Melihat Potensi Sektor Konstruksi dan Pasar Modal Pasca Pemindahan Ibu Kota Negara Ke New

by -94 Views

JAKARTA — Pemindahan Ibu Kota Negara (IKN) dari Jakarta ke Kalimantan Timur membawa dinamika baru bagi berbagai perusahaan di sektor konstruksi, terutama yang terlibat dalam pembangunan IKN. Pemindahan ibu kota dianggap sebagai solusi untuk mengatasi ketimpangan jumlah penduduk yang selama ini terpusat di pulau Jawa dan Sumatra, dengan masing-masing memiliki 56 persen dan 21 persen dari total penduduk, sementara Kalimantan hanya memiliki 6 persen.

“Pemindahan ibu kota adalah solusi untuk mengurangi kemacetan di Jakarta dan sebagai langkah untuk memperluas wilayah,” kata Kepala Riset Retail Sinarmas Sekuritas Ike Widiawati dalam Webinar ‘Menilik Peluang IKN dan Sektor Konstruksi’ yang diselenggarakan oleh Sinarmas Sekuritas (SimInvest) pekan lalu.

Keberlanjutan IKN sudah menjadi fokus dalam pemerintahan yang baru, memberikan sentimen positif terutama bagi sektor konstruksi untuk memperbaiki kinerja keuangan perusahaan konstruksi yang masih menghadapi tantangan tingginya tingkat hutang.

IKN merupakan proyek pemerintah besar dan berkelanjutan, yang akan memberikan berkah bagi sektor konstruksi khususnya BUMN Karya, dan 10 perusahaan swasta seperti Sinarmas, Agung Sedayu, Salim Group, Djarum Group, dan lainnya, yang turut berkontribusi dalam pembangunan IKN juga akan mendapat manfaat. Selain sektor konstruksi, pembangunan IKN juga akan memberikan dampak positif bagi industri semen yang saat ini mengalami oversupply.

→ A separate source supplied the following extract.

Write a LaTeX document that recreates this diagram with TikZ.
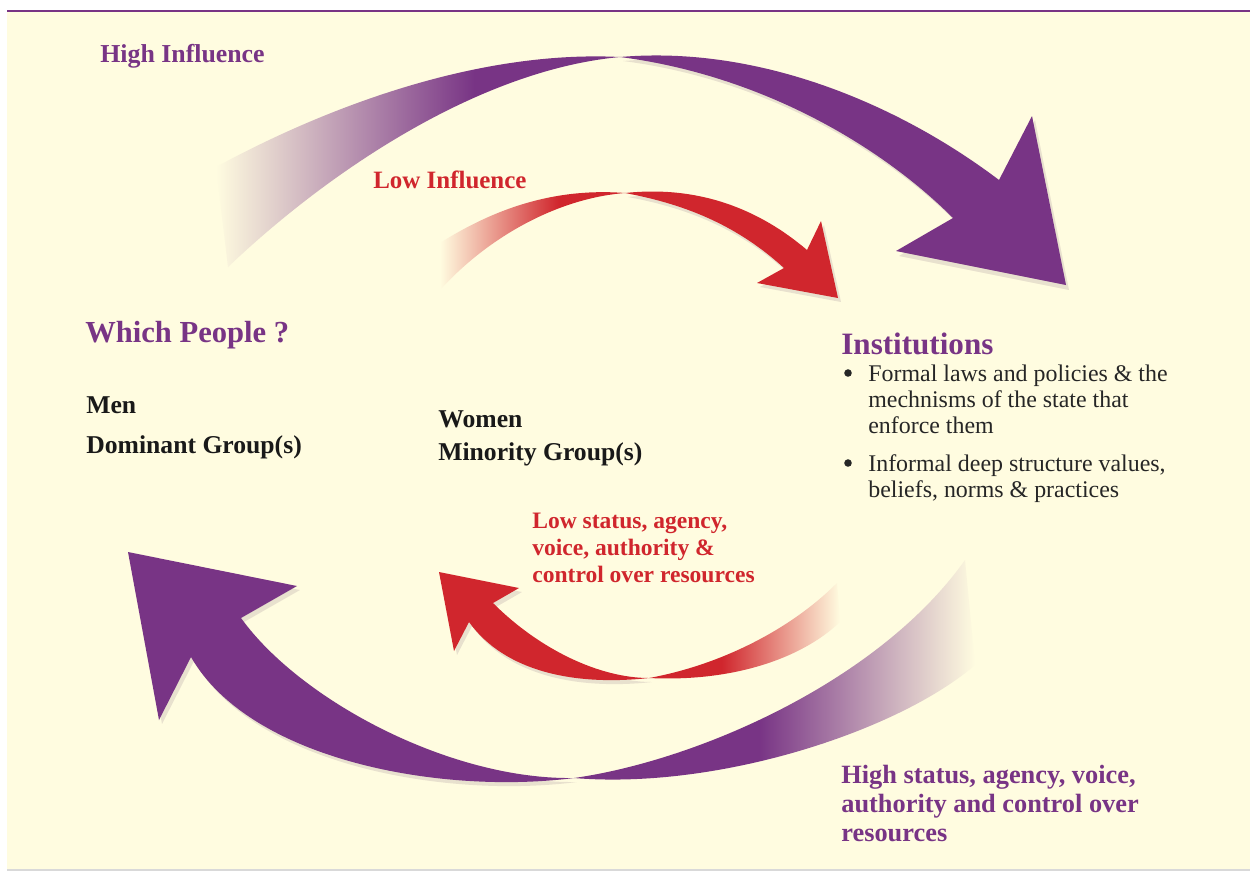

Dalam Rencana APBN tahun 2025, masih dialokasikan anggaran IKN sebesar Rp 400,3 triliun dalam anggaran infrastruktur. Meskipun terjadi penurunan sebesar 5,5 persen dibandingkan tahun 2024, namun jumlah tersebut lebih tinggi dibandingkan dengan tahun 2022 dan 2023.

“Meskipun terjadi penurunan dari tahun sebelumnya, jumlah ini masih cukup positif dan kondusif untuk terus berkembangnya sektor konstruksi,” katanya.

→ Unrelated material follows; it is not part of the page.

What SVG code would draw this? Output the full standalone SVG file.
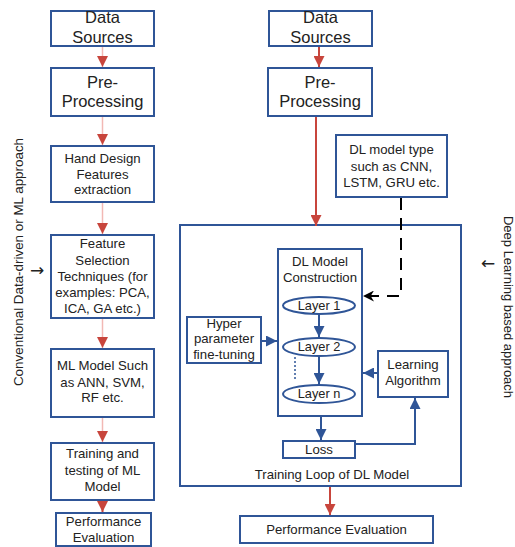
<svg xmlns="http://www.w3.org/2000/svg" width="515" height="547" viewBox="0 0 515 547">
<defs>
<marker id="red" viewBox="0 0 10 10" refX="10" refY="5" markerWidth="11" markerHeight="11" markerUnits="userSpaceOnUse" orient="auto"><path d="M0,0 L10,5 L0,10 z" fill="#C8453C"/></marker>
<marker id="blue" viewBox="0 0 10 10" refX="10" refY="5" markerWidth="11" markerHeight="11" markerUnits="userSpaceOnUse" orient="auto"><path d="M0,0 L10,5 L0,10 z" fill="#2F5597"/></marker>
<marker id="black" viewBox="0 0 10 10" refX="10" refY="5" markerWidth="11" markerHeight="11" markerUnits="userSpaceOnUse" orient="auto"><path d="M0,0 L10,5 L0,10 L3,5 z" fill="#000"/></marker>
</defs>
<style>
.box{fill:#fff;stroke:#2F5597;stroke-width:2}
.frame{fill:none;stroke:#2F5597;stroke-width:2}
text{font-family:"Liberation Sans",Arial,sans-serif;fill:#222;text-anchor:middle}
.big{font-size:16.5px}
.mid{font-size:13.2px}
.sm{font-size:13.2px}
.lay{font-size:12.8px}
.arr{font-family:"DejaVu Sans",sans-serif;font-size:17px}
.pale{stroke:#F2B8B4;stroke-width:1.5;fill:none}
.redl{stroke:#C8453C;stroke-width:2;fill:none}
.bluel{stroke:#2F5597;stroke-width:2;fill:none}
</style>
<rect width="515" height="547" fill="#fff"/>

<g id="left-data-sources"><rect class="box" x="51" y="11" width="103" height="35"/><text class="big" x="102.5" y="23">Data</text><text class="big" x="102.5" y="43">Sources</text></g>
<g id="left-preprocessing"><rect class="box" x="51" y="68" width="103" height="48"/><text class="big" x="102.5" y="88">Pre-</text><text class="big" x="102.5" y="107">Processing</text></g>
<g id="hand-design"><rect class="box" x="51" y="146" width="103" height="56"/><text class="sm" x="102.5" y="163">Hand Design</text><text class="sm" x="102.5" y="178.5">Features</text><text class="sm" x="102.5" y="194">extraction</text></g>
<g id="feature-selection"><rect class="box" x="51" y="235" width="103" height="83"/><text class="mid" x="102.5" y="248">Feature</text><text class="mid" x="102.5" y="264.5">Selection</text><text class="mid" x="102.5" y="280.5">Techniques (for</text><text class="mid" x="102.5" y="297">examples: PCA,</text><text class="mid" x="102.5" y="313">ICA, GA etc.)</text></g>
<g id="ml-model"><rect class="box" x="51" y="349" width="103" height="68"/><text class="mid" x="102.5" y="370">ML Model Such</text><text class="mid" x="102.5" y="386.5">as ANN, SVM,</text><text class="mid" x="102.5" y="402">RF etc.</text></g>
<g id="training-testing"><rect class="box" x="51" y="443" width="103" height="57"/><text class="mid" x="102.5" y="458">Training and</text><text class="mid" x="102.5" y="474.5">testing of ML</text><text class="mid" x="102.5" y="491">Model</text></g>
<g id="left-performance"><rect class="box" x="56" y="513" width="95" height="33"/><text class="mid" x="103.5" y="526">Performance</text><text class="mid" x="103.5" y="541.5">Evaluation</text></g>

<g id="right-data-sources"><rect class="box" x="269" y="11" width="103" height="35"/><text class="big" x="320.5" y="23">Data</text><text class="big" x="320.5" y="43">Sources</text></g>
<g id="right-preprocessing"><rect class="box" x="268" y="68" width="104" height="48"/><text class="big" x="320" y="87.5">Pre-</text><text class="big" x="320" y="107">Processing</text></g>
<g id="dl-model-type"><rect class="box" x="336" y="135" width="111" height="62"/><text class="sm" x="391.5" y="154">DL model type</text><text class="sm" x="391.5" y="170.5">such as CNN,</text><text class="sm" x="391.5" y="187">LSTM, GRU etc.</text></g>
<g id="training-loop"><rect class="frame" x="180" y="225" width="281" height="261"/><text class="mid" x="332" y="479">Training Loop of DL Model</text></g>
<g id="dl-construction"><rect class="frame" x="278" y="249" width="84" height="167"/><text class="sm" x="320" y="266">DL Model</text><text class="sm" x="320" y="282">Construction</text></g>
<g id="layer-1"><ellipse cx="319" cy="305.5" rx="36" ry="8.5" fill="#fff" stroke="#2F5597" stroke-width="2"/><text class="lay" x="319" y="309.5">Layer 1</text></g>
<g id="layer-2"><ellipse cx="319" cy="347" rx="36" ry="9" fill="#fff" stroke="#2F5597" stroke-width="2"/><text class="lay" x="319" y="351">Layer 2</text></g>
<g id="layer-n"><ellipse cx="319" cy="394" rx="36" ry="9" fill="#fff" stroke="#2F5597" stroke-width="2"/><text class="lay" x="319" y="398">Layer n</text></g>
<g id="hyper-parameter"><rect class="box" x="187" y="317" width="74" height="46"/><text class="sm" x="224" y="327.5">Hyper</text><text class="sm" x="224" y="343">parameter</text><text class="sm" x="224" y="358.5">fine-tuning</text></g>
<g id="learning-algorithm"><rect class="box" x="378" y="351" width="70" height="46"/><text class="sm" x="413" y="369">Learning</text><text class="sm" x="413" y="385">Algorithm</text></g>
<g id="loss"><rect class="box" x="283" y="441" width="72" height="17"/><text class="sm" x="319" y="453.5">Loss</text></g>
<g id="right-performance"><rect class="box" x="240" y="516" width="193" height="27"/><text class="mid" x="336.5" y="534">Performance Evaluation</text></g>

<g id="side-labels">
<text style="font-size:13.4px" transform="translate(23,262) rotate(-90)">Conventional Data-driven or ML approach</text>
<text class="arr" x="37" y="276">→</text>
<text style="font-size:13px" transform="translate(504,307) rotate(90)">Deep Learning based approach</text>
<text class="arr" x="488" y="269">←</text>
</g>

<g id="connectors">
<line class="pale" x1="102.5" y1="47" x2="102.5" y2="67" marker-end="url(#red)"/>
<line class="pale" x1="102.5" y1="117" x2="102.5" y2="145" marker-end="url(#red)"/>
<line class="pale" x1="102.5" y1="203" x2="102.5" y2="234" marker-end="url(#red)"/>
<line class="pale" x1="102.5" y1="319" x2="102.5" y2="348" marker-end="url(#red)"/>
<line class="pale" x1="102.5" y1="418" x2="102.5" y2="442" marker-end="url(#red)"/>
<line class="redl" x1="102.5" y1="501" x2="102.5" y2="512" marker-end="url(#red)"/>
<line class="redl" x1="319" y1="47" x2="319" y2="67" marker-end="url(#red)"/>
<line class="redl" x1="316" y1="117" x2="316" y2="226" marker-end="url(#red)"/>
<line class="redl" x1="330" y1="487" x2="330" y2="515" marker-end="url(#red)"/>
<path d="M401,198 V296 H363" fill="none" stroke="#000" stroke-width="2" stroke-dasharray="12,8" marker-end="url(#black)"/>
<line class="bluel" x1="319" y1="314" x2="319" y2="337" marker-end="url(#blue)"/>
<line class="bluel" x1="319" y1="356" x2="319" y2="384" marker-end="url(#blue)"/>
<line x1="295" y1="357" x2="295" y2="379" stroke="#2F5597" stroke-width="1.5" stroke-dasharray="2,2"/>
<line class="bluel" x1="262" y1="341" x2="277" y2="341" marker-end="url(#blue)"/>
<line class="bluel" x1="377" y1="373" x2="363" y2="373" marker-end="url(#blue)"/>
<line class="bluel" x1="321" y1="417" x2="321" y2="440" marker-end="url(#blue)"/>
<path class="bluel" d="M356,444 H415 V398" marker-end="url(#blue)"/>
</g>
</svg>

Ike juga menyebutkan saham-saham sektor konstruksi yang menarik untuk diperhatikan, seperti PTPP dan WIKA. BUMN Karya terdiri dari ADHI, PTPP, WSKT, dan WIKA, dimana ADHI dan PTPP memiliki kondisi keuangan yang lebih solid karena memiliki proporsi hutang yang lebih rendah.

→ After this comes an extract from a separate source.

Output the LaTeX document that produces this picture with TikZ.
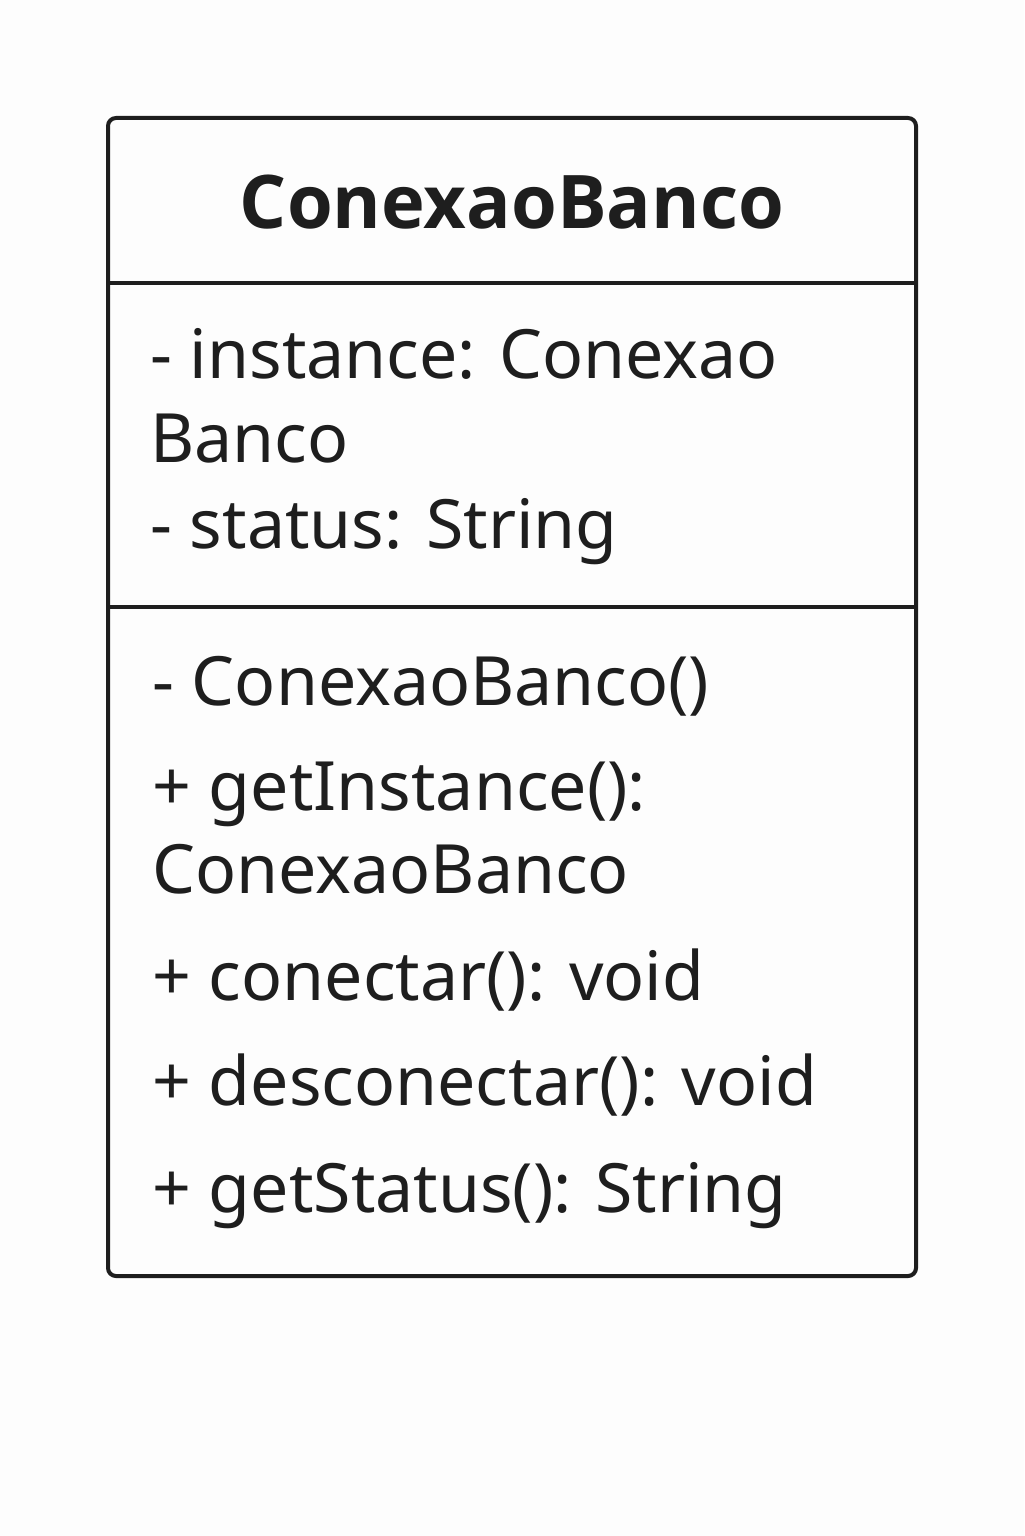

Selain itu, Ike juga membahas wacana merger BUMN Karya yang terbagi menjadi 3 klaster. Klaster 1 terdiri dari ADHI, Brantas Abipraya, dan Nindya Karya yang fokus pada infrastruktur air, rel kereta api, dan proyek serupa. Klaster 2 terdiri dari Hutama Karya dan Waskita Karya yang khusus pada pembangunan jalan tol, jalan non-tol, serta infrastruktur institusional. Sedangkan Klaster terakhir terdiri dari PTPP dan WIKA yang fokus pada pembangunan gedung, sektor energi, dan industri.

Dari ketiga klaster tersebut, Ike melihat Klaster 3 yang terdiri dari PTPP dan WIKA menjadi merger BUMN Karya yang paling kompetitif dari segi kinerja keuangan dan nilai kontrak.